Row over planning permission for lorry park near SSSI heads to Supreme Court

A dispute over the granting by a council of planning permission for a lorry park and barley silos is to be heard by the Supreme Court.

Matthew Champion, a member of the Ryburgh Village Action Group, brought a claim for judicial review against the permission granted in 2011 by North Norfolk District Council for the Crisp Maltings site.

The proposed development consisted of the erection of two silos and the construction of a lorry park with wash bay and ancillary facilities, associated surface water balancing pond, access and landscaping, on a site close to the River Wensum, which is a Site of Special Scientific Interest ("SSSI") and a Special Area of Conservation ("SAC").

The issues of concern related to the risk of pollutants from the site entering the river and damaging the SSSI and the SAC.

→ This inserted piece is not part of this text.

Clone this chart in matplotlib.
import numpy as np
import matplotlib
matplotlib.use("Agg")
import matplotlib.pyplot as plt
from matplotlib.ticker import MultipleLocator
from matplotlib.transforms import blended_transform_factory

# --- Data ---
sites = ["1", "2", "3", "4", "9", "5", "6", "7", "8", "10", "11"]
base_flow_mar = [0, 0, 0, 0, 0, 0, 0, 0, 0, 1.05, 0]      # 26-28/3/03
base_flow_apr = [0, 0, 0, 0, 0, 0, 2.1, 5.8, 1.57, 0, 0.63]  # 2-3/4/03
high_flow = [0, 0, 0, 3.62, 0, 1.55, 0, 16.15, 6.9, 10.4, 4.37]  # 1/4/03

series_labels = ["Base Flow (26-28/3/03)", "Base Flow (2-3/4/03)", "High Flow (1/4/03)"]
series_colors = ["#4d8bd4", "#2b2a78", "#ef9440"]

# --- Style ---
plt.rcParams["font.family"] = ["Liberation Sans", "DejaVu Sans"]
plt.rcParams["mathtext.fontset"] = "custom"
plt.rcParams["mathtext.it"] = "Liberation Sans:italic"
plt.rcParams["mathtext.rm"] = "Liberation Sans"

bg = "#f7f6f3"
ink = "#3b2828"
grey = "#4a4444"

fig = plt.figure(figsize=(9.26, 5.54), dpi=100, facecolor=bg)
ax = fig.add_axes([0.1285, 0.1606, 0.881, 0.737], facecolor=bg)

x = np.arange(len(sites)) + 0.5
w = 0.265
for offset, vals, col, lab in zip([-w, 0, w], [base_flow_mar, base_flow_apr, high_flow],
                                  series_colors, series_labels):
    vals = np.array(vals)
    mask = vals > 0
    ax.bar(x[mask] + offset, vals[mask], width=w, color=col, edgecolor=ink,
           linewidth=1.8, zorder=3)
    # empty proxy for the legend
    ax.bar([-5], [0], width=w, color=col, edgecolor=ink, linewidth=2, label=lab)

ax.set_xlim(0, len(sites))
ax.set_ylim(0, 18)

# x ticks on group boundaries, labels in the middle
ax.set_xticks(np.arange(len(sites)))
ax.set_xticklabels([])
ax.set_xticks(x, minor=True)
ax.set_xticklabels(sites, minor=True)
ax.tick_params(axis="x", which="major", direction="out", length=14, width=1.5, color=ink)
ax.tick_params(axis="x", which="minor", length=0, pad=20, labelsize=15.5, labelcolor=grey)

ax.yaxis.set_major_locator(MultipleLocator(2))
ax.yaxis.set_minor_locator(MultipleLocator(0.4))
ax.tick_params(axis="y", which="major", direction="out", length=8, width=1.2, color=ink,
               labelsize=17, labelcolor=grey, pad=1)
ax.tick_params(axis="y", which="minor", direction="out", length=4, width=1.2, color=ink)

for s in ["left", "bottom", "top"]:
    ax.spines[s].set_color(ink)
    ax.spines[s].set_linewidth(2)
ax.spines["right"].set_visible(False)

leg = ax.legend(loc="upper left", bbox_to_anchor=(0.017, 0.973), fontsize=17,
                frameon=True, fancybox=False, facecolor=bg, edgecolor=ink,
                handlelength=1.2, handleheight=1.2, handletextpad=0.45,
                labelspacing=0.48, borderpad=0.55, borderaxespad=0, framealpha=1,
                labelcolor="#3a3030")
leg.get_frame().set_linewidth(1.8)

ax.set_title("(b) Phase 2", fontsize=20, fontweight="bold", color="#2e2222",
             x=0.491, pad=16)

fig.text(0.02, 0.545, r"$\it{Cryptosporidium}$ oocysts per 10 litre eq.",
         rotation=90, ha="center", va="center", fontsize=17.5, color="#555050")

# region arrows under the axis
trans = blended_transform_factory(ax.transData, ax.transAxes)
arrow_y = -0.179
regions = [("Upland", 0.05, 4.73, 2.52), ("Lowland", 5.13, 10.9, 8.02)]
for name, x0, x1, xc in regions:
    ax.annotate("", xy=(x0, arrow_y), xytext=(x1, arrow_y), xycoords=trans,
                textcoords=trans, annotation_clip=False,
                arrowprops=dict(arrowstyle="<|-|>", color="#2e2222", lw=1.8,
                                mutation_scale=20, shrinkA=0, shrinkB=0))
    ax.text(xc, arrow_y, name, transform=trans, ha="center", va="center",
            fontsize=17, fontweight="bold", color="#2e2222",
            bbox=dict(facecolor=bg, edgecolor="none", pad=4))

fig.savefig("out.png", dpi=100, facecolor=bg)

North Norfolk’s development control committee decided that the development was not such as to require either an Environmental Impact Assessment or an Appropriate Assessment under the regulations implementing the Habitats Directive.

The committee also decided that the grant of planning permission should be subject to conditions relating to the monitoring and, if necessary, restoration of water quality in the drainage network between the development site and the River Wensum, so as to avoid harm to the SSSI and the SAC.

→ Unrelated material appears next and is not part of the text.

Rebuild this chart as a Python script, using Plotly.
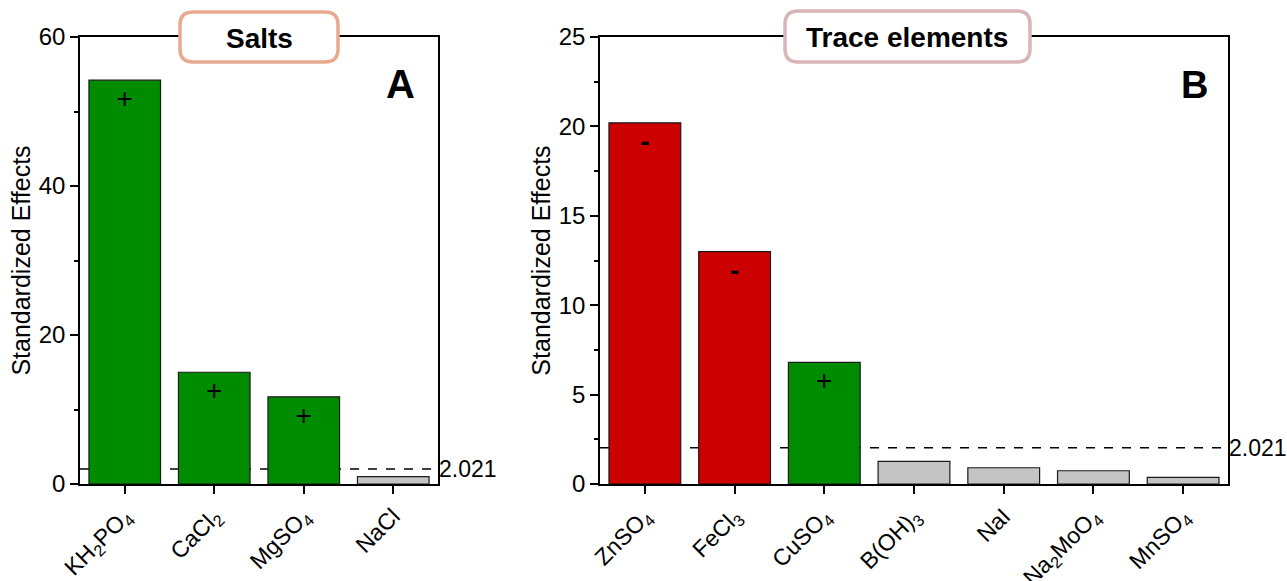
import plotly.graph_objects as go

W, H = 1287, 581

# ---------------- data ----------------
salts = ["KH2PO4", "CaCl2", "MgSO4", "NaCl"]
salts_labels = ["KH<sub>2</sub>PO<sub>4</sub>", "CaCl<sub>2</sub>", "MgSO<sub>4</sub>", "NaCl"]
salts_values = [54.2, 15.0, 11.7, 1.0]
salts_sign = ["+", "+", "+", ""]

trace_el = ["ZnSO4", "FeCl3", "CuSO4", "B(OH)3", "NaI", "Na2MoO4", "MnSO4"]
trace_labels = ["ZnSO<sub>4</sub>", "FeCl<sub>3</sub>", "CuSO<sub>4</sub>", "B(OH)<sub>3</sub>",
                "NaI", "Na<sub>2</sub>MoO<sub>4</sub>", "MnSO<sub>4</sub>"]
trace_values = [20.2, 13.0, 6.8, 1.27, 0.91, 0.74, 0.37]
trace_sign = ["-", "-", "+", "", "", "", ""]

threshold = 2.021
threshold_label = "2.021"

# ---------------- styles ----------------
GREEN = "#008C00"
RED = "#CC0000"
GRAY = "#C4C4C4"
FONT = "Liberation Sans, Arial, sans-serif"


def color_for(sign):
    if sign == "+":
        return GREEN
    if sign == "-":
        return RED
    return GRAY


def px_x(p):
    return p / W


def px_y(p):
    return 1 - p / H


def rounded_rect(x0, y0, x1, y1, r):
    def P(x, y):
        return f"{px_x(x):.5f},{px_y(y):.5f}"
    return (f"M {P(x0 + r, y0)} L {P(x1 - r, y0)} Q {P(x1, y0)} {P(x1, y0 + r)} "
            f"L {P(x1, y1 - r)} Q {P(x1, y1)} {P(x1 - r, y1)} "
            f"L {P(x0 + r, y1)} Q {P(x0, y1)} {P(x0, y1 - r)} "
            f"L {P(x0, y0 + r)} Q {P(x0, y0)} {P(x0 + r, y0)} Z")


fig = go.Figure()

fig.add_trace(go.Bar(
    x=salts, y=salts_values, text=salts_sign,
    marker=dict(color=[color_for(s) for s in salts_sign], line=dict(color="#1a1a1a", width=1.2)),
    textposition="inside", insidetextanchor="end", textangle=0,
    insidetextfont=dict(size=28, color="black", family=FONT),
    xaxis="x", yaxis="y", width=0.8,
))

fig.add_trace(go.Bar(
    x=trace_el, y=trace_values, text=[f"<b>{s}</b>" if s == "-" else s for s in trace_sign],
    marker=dict(color=[color_for(s) for s in trace_sign], line=dict(color="#1a1a1a", width=1.2)),
    textposition="inside", insidetextanchor="end", textangle=0,
    insidetextfont=dict(size=28, color="black", family=FONT),
    xaxis="x2", yaxis="y2", width=0.8,
))

# axis geometry (pixels)
A_L, A_R = 80, 438
B_L, B_R = 600, 1228
TOP, BOT = 37, 484

common_x = dict(
    showline=True, linecolor="black", linewidth=1.5, mirror=True,
    ticks="outside", ticklen=8, tickwidth=1.5, tickcolor="black",
    tickangle=-45, showgrid=False, zeroline=False, automargin=False,
    tickfont=dict(size=23, color="black", family=FONT),
)
common_y = dict(
    showline=True, linecolor="black", linewidth=1.5, mirror=True,
    ticks="outside", ticklen=8, tickwidth=1.5, tickcolor="black",
    showgrid=False, zeroline=False, automargin=False,
    tickfont=dict(size=24, color="black", family=FONT),
    title=dict(text="Standardized Effects", font=dict(size=25, color="black", family=FONT), standoff=1),
)

fig.update_layout(
    width=W, height=H,
    margin=dict(l=0, r=0, t=0, b=0),
    paper_bgcolor="white", plot_bgcolor="white",
    showlegend=False,
    font=dict(family=FONT, color="black", size=24),
    xaxis=dict(common_x, domain=[px_x(A_L), px_x(A_R)], anchor="y",
               tickvals=salts, ticktext=salts_labels, range=[-0.5, len(salts) - 0.5]),
    yaxis=dict(common_y, domain=[px_y(BOT), px_y(TOP)], anchor="x", range=[0, 60], dtick=20,
               minor=dict(ticks="outside", ticklen=4, tickwidth=1.5, dtick=10, tickcolor="black")),
    xaxis2=dict(common_x, domain=[px_x(B_L), px_x(B_R)], anchor="y2",
                tickvals=trace_el, ticktext=trace_labels, range=[-0.5, len(trace_el) - 0.5]),
    yaxis2=dict(common_y, domain=[px_y(BOT), px_y(TOP)], anchor="x2", range=[0, 25], dtick=5,
                minor=dict(ticks="outside", ticklen=4, tickwidth=1.5, dtick=2.5, tickcolor="black")),
)

shapes = []
annotations = []
for xa, ya in [("x", "y"), ("x2", "y2")]:
    shapes.append(dict(type="line", xref=f"{xa} domain", yref=ya, x0=0, x1=1,
                       y0=threshold, y1=threshold, layer="below",
                       line=dict(color="black", width=1.5, dash="dash")))
    annotations.append(dict(xref=f"{xa} domain", yref=ya, x=1, y=threshold, text=threshold_label,
                            showarrow=False, xanchor="left", yanchor="middle", xshift=-1,
                            font=dict(size=23, color="black", family=FONT)))

# title boxes
shapes.append(dict(type="path", xref="paper", yref="paper", path=rounded_rect(180, 12, 338, 62, 13),
                   fillcolor="white", line=dict(color="#E8A98E", width=3.5), layer="above"))
shapes.append(dict(type="path", xref="paper", yref="paper", path=rounded_rect(785, 11, 1030, 62, 13),
                   fillcolor="white", line=dict(color="#D9B5B8", width=3.5), layer="above"))
annotations.append(dict(xref="paper", yref="paper", x=px_x(259), y=px_y(38), text="<b>Salts</b>",
                        xanchor="center", yanchor="middle",
                        showarrow=False, font=dict(size=28, color="black", family=FONT)))
annotations.append(dict(xref="paper", yref="paper", x=px_x(907), y=px_y(37), text="<b>Trace elements</b>",
                        xanchor="center", yanchor="middle",
                        showarrow=False, font=dict(size=28, color="black", family=FONT)))
# panel letters
annotations.append(dict(xref="paper", yref="paper", x=px_x(400), y=px_y(84), text="<b>A</b>",
                        xanchor="center", yanchor="middle",
                        showarrow=False, font=dict(size=40, color="black", family=FONT)))
annotations.append(dict(xref="paper", yref="paper", x=px_x(1194), y=px_y(85), text="<b>B</b>",
                        xanchor="center", yanchor="middle",
                        showarrow=False, font=dict(size=38, color="black", family=FONT)))

fig.update_layout(shapes=shapes, annotations=annotations)

fig.write_html("out.html", config={"displayModeBar": False},
               post_script="document.body.style.margin='0px';")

In Champion v North Norfolk District Council & Anor [2013] EWHC 1065 (Admin) Deputy High Court Judge Dingemans (as he then was) held that the committee could not rationally adopt both positions at once: the first decision suggested that the committee thought that there was no relevant risk of pollutants entering the river, whereas the second decision suggested that it considered that there was such a risk. For that reason he exercised his discretion to quash the planning permission.

However, the council and the developer successfully overturned the judge’s ruling in the Court of Appeal in Champion, R (on the application of) v North Norfolk District Council & Ors [2013] EWCA Civ 1657.

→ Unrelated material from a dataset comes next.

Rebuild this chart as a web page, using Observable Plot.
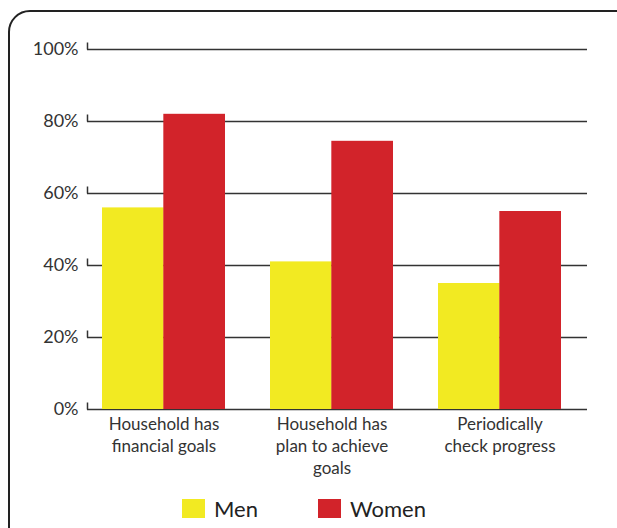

Lord Justice Richards said he accepted the appellants’ case on the primary ground of appeal, namely that in finding that the council's decisions could not rationally co-exist, the deputy judge erroneously conflated the distinct legal tests involved in determining (a) whether an EIA was required, (b) whether an Appropriate Assessment was required, and/or (c) whether water quality monitoring conditions were appropriate.

“In my judgment, there was no inconsistency between the two positions adopted by the council,” Lord Justice Richards said. “They were sequential and separate aspects of the committee's decision-making process and reasoning.

“The decision that an EIA and an Appropriate Assessment were not required came first. It was the subject of a vote by which the committee indicated its agreement with the officers' view that the development was not likely to have significant effects on the SSSI or the SAC. Unless the committee had accepted that view, the substantive debate on whether to approve the application for permission could not have proceeded.

“The inclusion of conditions relating to the monitoring of water quality came at a later point and, as the minutes of the meeting make clear, was agreed to in order to provide a particular councillor…. with the reassurance she sought in the course of the substantive debate.”

Lord Justice Richards later added: “That conditions should not be imposed unless they are necessary is, strictly speaking, a policy requirement rather than a statutory precondition to their validity…. But in any event the committee could properly consider that the conditions were necessary as a precautionary measure for the purposes of reassurance, without considering that in their absence there was a likelihood that pollutants would enter the river.”

The Court of Appeal judge also decided that the committee “was given sufficient information to enable it to reach a proper conclusion on all relevant matters, and that the conclusion it reached was reasonably open on the materials before it”.

However, permission for the case to go to the Supreme Court has now been granted by a three-judge panel comprising Lord Mance, Lord Sumption and Lord Carnwath.

Champion argues that the Court of Appeal failed to appreciate that the process by which North Norfolk reached its decision not to have EIA and an Appropriate Assessment was unlawful.

At issue is when EIA and Habitats Directive screening must take place. The claimant also argues it was irrelevant to both EIA and Appropriate Assessment processes that mitigation measures were later identified, which were said to reduce these effects to an insignificant level.